After a long drive, the auto chiefs endured another grilling by lawmakers, but a solution still seems miles away.
Wagoner

It took about nine hours on the highway for the chief executives of the Big Three automakers to arrive on Capitol Hill. It took just a few minutes of questioning from lawmakers for them to realize they might not get what they want.

General Motors' Rick Wagoner, Chrysler's Bob Nardelli, and Alan Mulally of Ford appeared before Congress for the second time in recent weeks to beg and plead for government funds to keep them afloat.

Last time, they were ridiculed for flying on private jets, receiving big compensation packages, and having no detailed plans for the funds they were requesting. This time, they drove from Detroit in fuel-efficient cars, agreed to take symbolic $1 salaries, and presented plans for how they would stay in business with government help.

Unfortunately, they may be driving home without so much as a penny of the $34 billion they requested.

Comments by members of the Senate banking committee underscored the intensity of the debate over whether or not to bail out the automakers and, if so, how.
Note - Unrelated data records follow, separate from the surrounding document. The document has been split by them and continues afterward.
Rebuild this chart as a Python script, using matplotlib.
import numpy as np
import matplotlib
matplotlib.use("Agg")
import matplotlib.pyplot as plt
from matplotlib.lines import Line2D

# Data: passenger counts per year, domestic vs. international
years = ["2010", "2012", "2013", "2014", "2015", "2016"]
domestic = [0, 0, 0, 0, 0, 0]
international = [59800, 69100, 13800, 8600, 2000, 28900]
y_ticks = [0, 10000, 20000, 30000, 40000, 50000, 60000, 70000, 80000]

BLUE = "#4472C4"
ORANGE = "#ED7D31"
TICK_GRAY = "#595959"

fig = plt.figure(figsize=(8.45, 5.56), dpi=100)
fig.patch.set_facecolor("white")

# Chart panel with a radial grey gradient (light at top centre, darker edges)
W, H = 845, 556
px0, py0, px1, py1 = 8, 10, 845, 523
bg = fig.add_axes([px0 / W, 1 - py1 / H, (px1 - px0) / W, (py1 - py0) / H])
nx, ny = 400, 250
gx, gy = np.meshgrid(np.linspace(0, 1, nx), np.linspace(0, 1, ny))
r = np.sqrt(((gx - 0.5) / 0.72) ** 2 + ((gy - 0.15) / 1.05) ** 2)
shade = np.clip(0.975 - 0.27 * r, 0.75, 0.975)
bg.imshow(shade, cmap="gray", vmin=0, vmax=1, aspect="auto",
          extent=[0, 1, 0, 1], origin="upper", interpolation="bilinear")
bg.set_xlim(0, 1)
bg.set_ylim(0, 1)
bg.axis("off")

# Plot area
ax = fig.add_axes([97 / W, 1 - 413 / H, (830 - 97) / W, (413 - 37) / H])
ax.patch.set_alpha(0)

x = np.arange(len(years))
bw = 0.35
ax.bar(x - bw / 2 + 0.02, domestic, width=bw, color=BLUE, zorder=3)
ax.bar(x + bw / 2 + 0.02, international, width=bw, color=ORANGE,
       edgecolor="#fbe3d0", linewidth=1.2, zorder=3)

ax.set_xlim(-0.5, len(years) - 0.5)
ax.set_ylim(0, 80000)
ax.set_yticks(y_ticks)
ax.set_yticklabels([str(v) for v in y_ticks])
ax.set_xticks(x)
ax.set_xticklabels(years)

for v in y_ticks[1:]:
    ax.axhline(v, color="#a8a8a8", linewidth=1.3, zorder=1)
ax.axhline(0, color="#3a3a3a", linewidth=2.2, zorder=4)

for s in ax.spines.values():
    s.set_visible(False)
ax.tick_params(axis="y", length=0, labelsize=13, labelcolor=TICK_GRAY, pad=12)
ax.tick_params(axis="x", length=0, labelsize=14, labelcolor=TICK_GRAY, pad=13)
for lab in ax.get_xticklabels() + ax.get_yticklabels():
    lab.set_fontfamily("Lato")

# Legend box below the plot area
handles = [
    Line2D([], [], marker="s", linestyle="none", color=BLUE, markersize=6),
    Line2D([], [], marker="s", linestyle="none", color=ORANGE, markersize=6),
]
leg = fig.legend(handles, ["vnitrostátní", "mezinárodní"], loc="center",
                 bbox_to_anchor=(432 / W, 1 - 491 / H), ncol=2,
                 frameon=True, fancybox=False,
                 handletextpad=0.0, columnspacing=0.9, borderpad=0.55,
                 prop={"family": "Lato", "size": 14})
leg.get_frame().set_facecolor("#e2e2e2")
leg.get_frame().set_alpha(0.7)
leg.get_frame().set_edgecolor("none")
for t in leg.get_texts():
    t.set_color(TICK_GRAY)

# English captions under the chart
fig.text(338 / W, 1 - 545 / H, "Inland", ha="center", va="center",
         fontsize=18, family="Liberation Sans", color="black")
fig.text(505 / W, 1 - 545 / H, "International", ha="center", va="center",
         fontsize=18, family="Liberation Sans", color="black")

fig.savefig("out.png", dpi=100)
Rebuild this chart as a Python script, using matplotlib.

The fact that all three of the chief executives agreed to execute their plans under a newly created federal oversight board didn't appear to sway many senators to agree to the financing.

G.M. has requested $4 billion immediately and another $14 billion in loans next year, with the promise to repay the government by 2011. Ford needs $9 billion in bridge financing, and Chrysler wants $7 billion immediately. Wagoner and Nardelli both suggested that Congress check back in with them on March 31 to see if they need more funds to keep going.

The $34 billion requested, one congressman noted, is more than 5 times the total market capitalizations of the three companies combined.

Members of Congress seem perplexed on how to finance the automakers, should they agree to take that path. The Treasury department could include the carmakers in the $700 billion TARP, since Congress approved loose restrictions on how that money can be spent. The Federal Reserve won't likely lend to the Big Three directly because none of them can meet the Fed's collateral requirements for financing.  

Another witness today, economist Mark Zandi of Economy.com, forecasts that the total cost of bailing out Detroit would reach as much as $75 billion to $125 billion.

The debate will continue tomorrow when the executives appear before the House financial services committee.